The cyclical factor of interest rate differentials must play out alongside the secular factor of the US current account. If the decline is primarily cyclical, as Marc Chandler, foreign exchange strategist at Brown Brothers & Harriman suggests, then, once the dollar hits a trough, it can recover – particularly if the US economy proves more robust than the market’s bearish expectations for it.

Then come shortest-term factors. Foreign exchange is not for the nervous. Unlike bonds or stocks, it is a zero-sum game. For every trade, the loser loses as much as the winner gains. In the short-term, foreign exchange is a trading game.

Traders look at the direction and momentum of exchange rates and try to capitalise. Hence strategists such as Chandler are suggesting that the dollar has further to fall – maybe to £2.06 or to €2.40 before a psychological low is formed.

Other actors are important. A weak dollar changes investor perceptions of other markets. The flood of US investors’ money into overseas mutual funds over the past two years owes much to the falling dollar.
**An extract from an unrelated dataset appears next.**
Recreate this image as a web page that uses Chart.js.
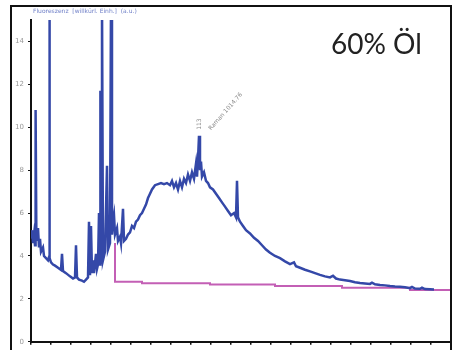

The S&P 500 this week regained the 1,500 level it last reached in September 2000. Since then, while the US market was flat, the FTSE index for the world excluding the US has risen 53 per cent in dollar terms. But in local currency terms, it has grown by only 19 per cent. For UK investors saddled with the strong pound, the world outside the US has grown only 9.7 per cent. All of this encourages investors to avoid the US and weakens the dollar.

Then there are central banks. China, Russia and India have received huge inflows of reserves in recent months and have sold dollars to remain diversified.

So what can bring the dollar higher? Mansoor Mohi-Uddin, forex strategist at UBS, suggests that central banks will have to stop selling dollars, while a rise in the perception of risk must scare investors into directing investment flows back into the US.

In the longer term, the US economy must grow more than the market expects. Easier said than done.